Much like you and your firms, we are expected to deliver high-caliber resources in a timely manner — usually yesterday! Therefore, when we find staffing firms that act like true partners, we tend to steer more business their way.

Suppliers frequently ask me what they can do to differentiate themselves from the pack; here I share some ways our staffing providers have stood out over the years.

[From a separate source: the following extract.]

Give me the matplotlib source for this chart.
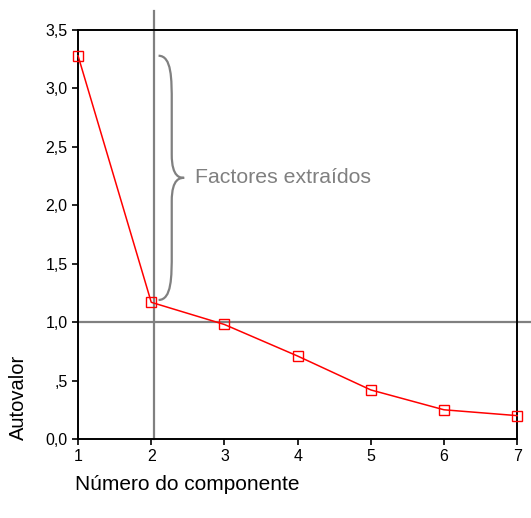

Note that I am not focusing on pricing and the quality of resources here, as I consider them to be a given in today’s world. That said, firms that consistently price their resources at a fair market value and ensure that their employees come on site with the prerequisite skill sets always fare better in the long run.

Working Together

While it may be hard to measure, partnership is critical to a strong working relationship. Firms that treat us as if our business is important to them always go a long way. There really is no magic in this -- just good communications (no one likes surprises) and solid delivery. We usually find that the firms that provide the best quality, service and overall value are the same ones that are easy to work with, have a minimal number of issues and resolve the ones that they do have very quickly. We always seem to get a heads up from our top firms so that surprises are few and far between; even unpopular news is communicated quickly and professionally.

Training

Other traits are easier to quantify, specifically in the area of training -- and there is much that a firm can do in this arena.

Candidate. We use a large number of project managers and began to notice that two of our suppliers consistently provided stronger PMs who were able to hit the ground running consistently with short ramp-up times. Upon investigation, we found that both of these companies had taken the initiative to train their PMs, in advance, on our project management methodology. No one had to ask them; they simply saw an opportunity and capitalized on it and now they have by far the most placements in that space.

Keeping a large bench is simply too expensive to maintain in today’s market, but one firm used an unusual approach to recruit specialty resources. Several of our business areas require unique certifications. After losing out on several placements, the firm offered to pick up the cost of certification for the workers if the workers would commit to working for the staffing firm for one year. This was not an inexpensive proposition, but it has paid off handsomely for the supplying firm.

Client. When the first development I cited here hit our radar, one of our local providers brought in an expert for several training sessions on the topic, which were very well-received by our internal managers. We have since had a number of other training sessions on a variety of technical topics, such as cloud computing and networking. However, we have also had sessions on topical themes involving the economic outlook.

Another midsize firm volunteered to train our internal managers on requirements gathering and establishing quantifiable metrics for some of our business teams.

We found that managers’ better understanding of why certain questions were being asked by the technology organization led to better defined requirements and clearer expectations for all.

Non-exclusive. Even smaller firms have a chance to participate. One of our niche providers once asked if it could help train all of a department’s resources on a very specialized tool. This provider took on training not only existing Nationwide FTEs, but its competitor’s temporaries as well.

In the past we have had firms participate in joint supplier panels in order to improve our processes and the supplier processes. We have also held joint Q&A sessions for our suppliers and our internal managers.

Our experience has generally been that if a staffing firm has a better method or process, we will find a way to accommodate
them if possible. We have also seen that the more closely a solution addresses and resolves a true business need, the more likely that it will be adopted -- and the more likely that it will lead to increased sales for your organization.

Charles Ritter is director of resource management at Nationwide Insurance Co.